▶ [Records shown]:

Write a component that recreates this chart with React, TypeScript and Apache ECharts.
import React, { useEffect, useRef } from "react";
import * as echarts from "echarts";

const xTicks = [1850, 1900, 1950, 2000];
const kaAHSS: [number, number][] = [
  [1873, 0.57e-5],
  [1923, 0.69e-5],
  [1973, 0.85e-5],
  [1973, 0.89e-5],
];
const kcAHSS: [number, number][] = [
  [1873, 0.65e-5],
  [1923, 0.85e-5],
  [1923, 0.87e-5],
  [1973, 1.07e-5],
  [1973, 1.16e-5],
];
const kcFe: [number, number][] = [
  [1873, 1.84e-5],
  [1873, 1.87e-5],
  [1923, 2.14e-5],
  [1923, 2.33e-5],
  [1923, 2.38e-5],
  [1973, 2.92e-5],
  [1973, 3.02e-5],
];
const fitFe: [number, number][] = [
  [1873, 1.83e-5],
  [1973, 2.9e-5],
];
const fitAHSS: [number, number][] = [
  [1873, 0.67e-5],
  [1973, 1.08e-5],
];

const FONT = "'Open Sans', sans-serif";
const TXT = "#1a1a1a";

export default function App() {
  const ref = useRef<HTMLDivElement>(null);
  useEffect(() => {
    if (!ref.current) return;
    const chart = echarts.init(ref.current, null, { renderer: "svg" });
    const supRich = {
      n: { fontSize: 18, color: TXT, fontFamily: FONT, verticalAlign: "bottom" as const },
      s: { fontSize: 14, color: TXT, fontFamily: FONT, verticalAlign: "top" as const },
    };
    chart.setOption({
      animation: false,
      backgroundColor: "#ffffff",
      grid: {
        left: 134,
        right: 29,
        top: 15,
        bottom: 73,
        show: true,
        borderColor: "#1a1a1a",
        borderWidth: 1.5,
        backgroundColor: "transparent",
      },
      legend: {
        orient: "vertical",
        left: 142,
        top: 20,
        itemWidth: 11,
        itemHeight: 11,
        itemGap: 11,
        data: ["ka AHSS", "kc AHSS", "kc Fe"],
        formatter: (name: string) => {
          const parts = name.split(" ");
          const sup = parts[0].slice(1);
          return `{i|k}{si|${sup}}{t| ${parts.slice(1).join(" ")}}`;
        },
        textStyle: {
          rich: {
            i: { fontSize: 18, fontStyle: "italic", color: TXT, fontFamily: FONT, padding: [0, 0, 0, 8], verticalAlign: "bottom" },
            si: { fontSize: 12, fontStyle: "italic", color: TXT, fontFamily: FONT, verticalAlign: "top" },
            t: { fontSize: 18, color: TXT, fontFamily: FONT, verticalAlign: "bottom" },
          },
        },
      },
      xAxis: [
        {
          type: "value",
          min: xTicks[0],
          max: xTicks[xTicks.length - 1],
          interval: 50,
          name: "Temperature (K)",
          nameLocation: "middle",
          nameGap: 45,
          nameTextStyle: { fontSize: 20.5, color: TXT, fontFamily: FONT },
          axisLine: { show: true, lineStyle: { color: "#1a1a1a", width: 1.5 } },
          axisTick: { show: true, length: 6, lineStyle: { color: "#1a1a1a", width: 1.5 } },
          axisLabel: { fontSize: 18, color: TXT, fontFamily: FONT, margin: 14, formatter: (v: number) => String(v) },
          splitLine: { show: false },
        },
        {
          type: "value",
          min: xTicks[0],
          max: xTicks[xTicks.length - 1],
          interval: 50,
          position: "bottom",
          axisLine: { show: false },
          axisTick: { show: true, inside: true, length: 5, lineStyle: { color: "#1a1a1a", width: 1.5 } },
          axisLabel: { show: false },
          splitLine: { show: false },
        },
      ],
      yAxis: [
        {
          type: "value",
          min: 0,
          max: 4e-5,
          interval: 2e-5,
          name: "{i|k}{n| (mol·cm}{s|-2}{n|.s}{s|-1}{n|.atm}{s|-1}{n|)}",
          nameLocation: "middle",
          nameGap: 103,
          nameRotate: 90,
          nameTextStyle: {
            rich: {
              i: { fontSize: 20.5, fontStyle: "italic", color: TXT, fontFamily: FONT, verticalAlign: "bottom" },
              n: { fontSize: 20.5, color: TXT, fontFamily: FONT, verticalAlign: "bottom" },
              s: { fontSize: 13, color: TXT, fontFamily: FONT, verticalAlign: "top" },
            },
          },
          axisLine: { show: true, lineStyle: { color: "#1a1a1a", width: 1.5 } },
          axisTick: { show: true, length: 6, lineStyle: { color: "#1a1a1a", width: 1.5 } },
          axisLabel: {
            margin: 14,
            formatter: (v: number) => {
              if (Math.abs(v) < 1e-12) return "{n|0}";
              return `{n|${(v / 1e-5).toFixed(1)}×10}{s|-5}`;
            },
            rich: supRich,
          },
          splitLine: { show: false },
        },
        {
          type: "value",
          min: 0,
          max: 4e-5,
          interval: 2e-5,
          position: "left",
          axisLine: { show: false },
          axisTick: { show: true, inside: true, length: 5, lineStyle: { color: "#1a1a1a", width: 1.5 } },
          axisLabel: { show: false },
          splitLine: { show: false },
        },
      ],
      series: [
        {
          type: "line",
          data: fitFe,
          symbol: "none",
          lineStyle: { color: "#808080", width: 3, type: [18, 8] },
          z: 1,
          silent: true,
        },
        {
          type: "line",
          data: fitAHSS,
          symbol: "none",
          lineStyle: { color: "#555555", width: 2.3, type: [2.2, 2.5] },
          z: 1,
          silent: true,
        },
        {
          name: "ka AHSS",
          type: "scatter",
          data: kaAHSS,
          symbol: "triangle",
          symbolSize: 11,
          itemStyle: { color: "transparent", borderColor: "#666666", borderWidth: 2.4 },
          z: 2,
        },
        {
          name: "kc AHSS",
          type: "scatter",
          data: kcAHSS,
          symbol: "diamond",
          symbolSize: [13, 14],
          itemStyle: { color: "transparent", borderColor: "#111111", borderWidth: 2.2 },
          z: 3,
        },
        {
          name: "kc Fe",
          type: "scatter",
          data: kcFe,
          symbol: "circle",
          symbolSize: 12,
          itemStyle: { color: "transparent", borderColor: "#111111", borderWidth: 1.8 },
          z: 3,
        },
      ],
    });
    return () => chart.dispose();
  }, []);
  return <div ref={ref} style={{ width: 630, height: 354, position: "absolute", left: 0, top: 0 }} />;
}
--
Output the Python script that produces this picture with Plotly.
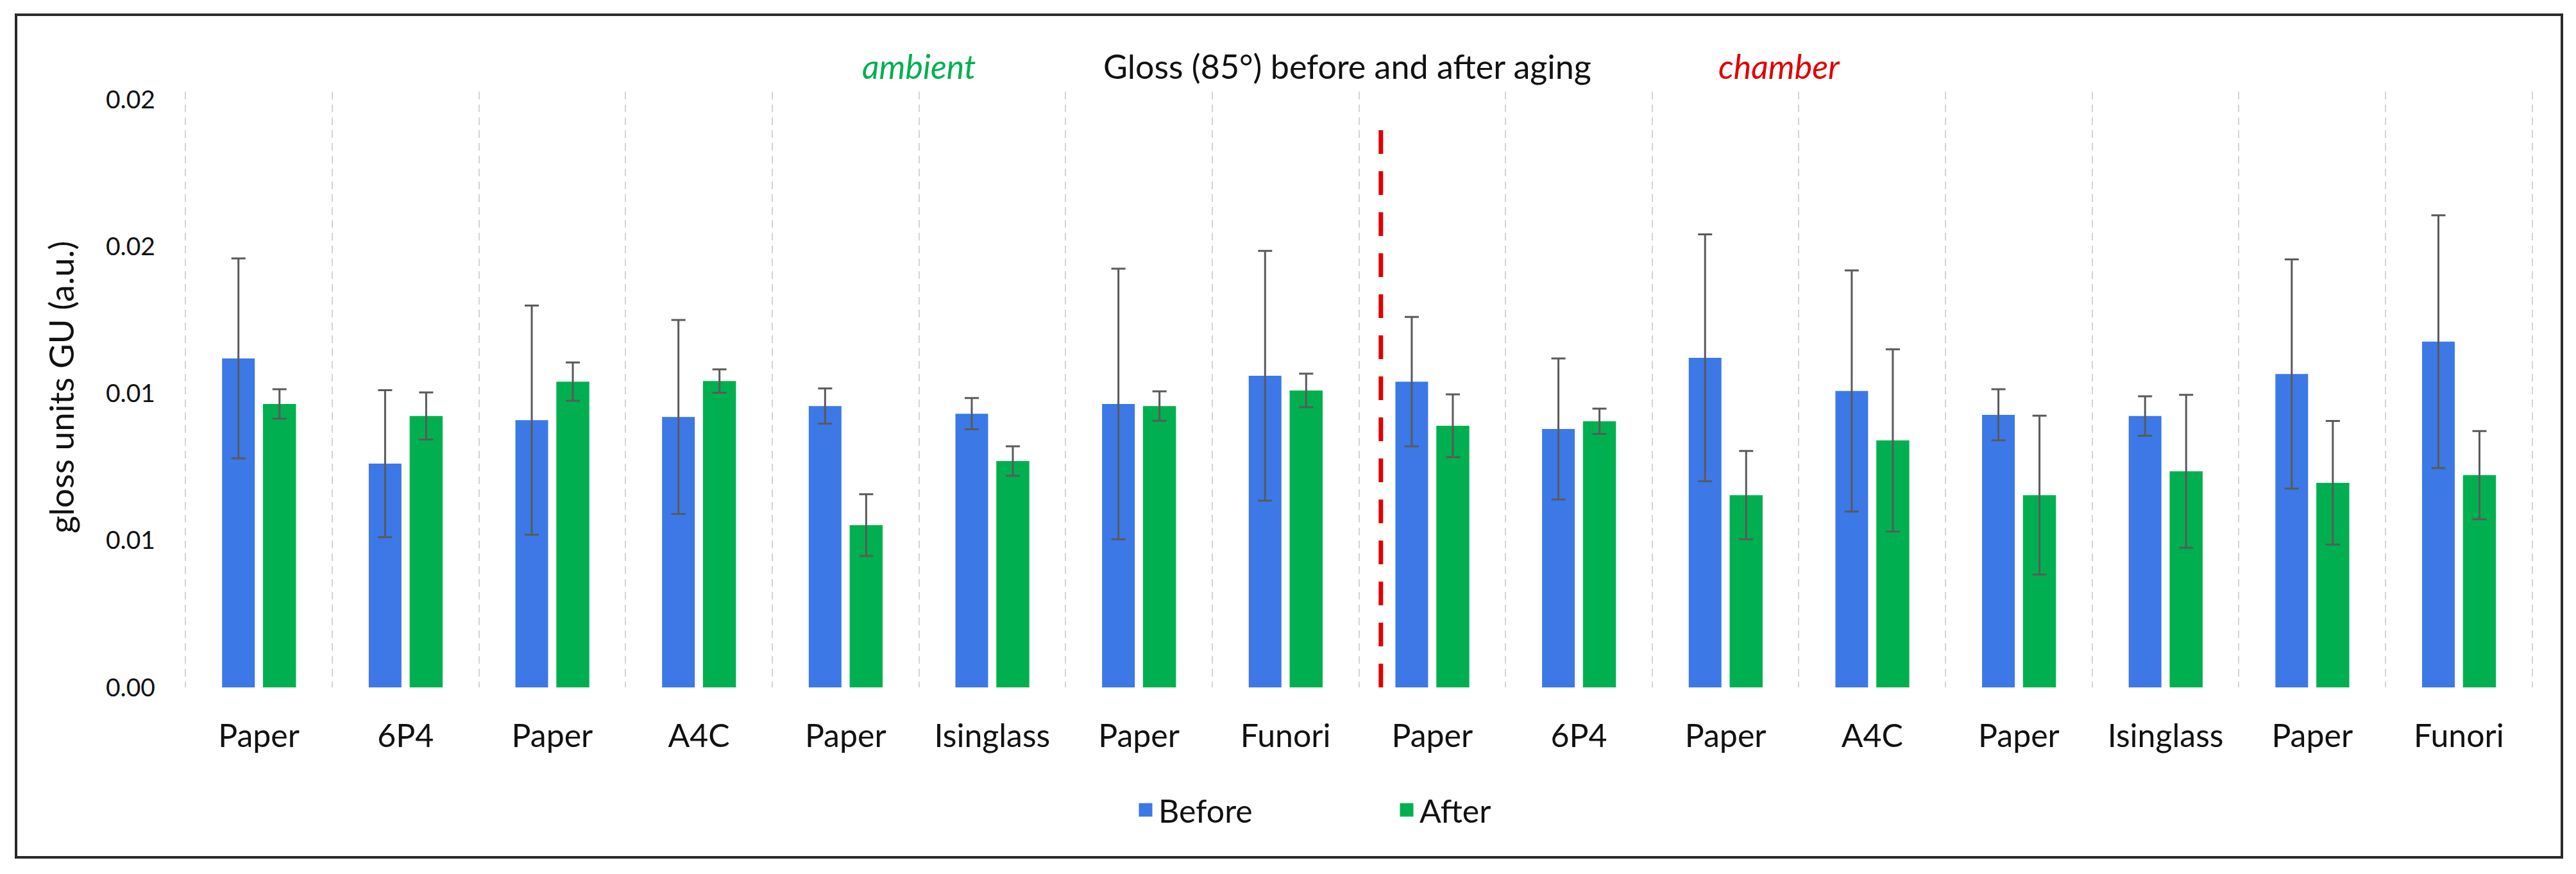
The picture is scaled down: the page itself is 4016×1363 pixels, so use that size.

▶ [What this task involves]: Gather each line in these records that contains the string "with".

▶ [Task result]:
Write a component that recreates this chart with React, TypeScript and Apache ECharts.
Output the Python script that produces this picture with Plotly.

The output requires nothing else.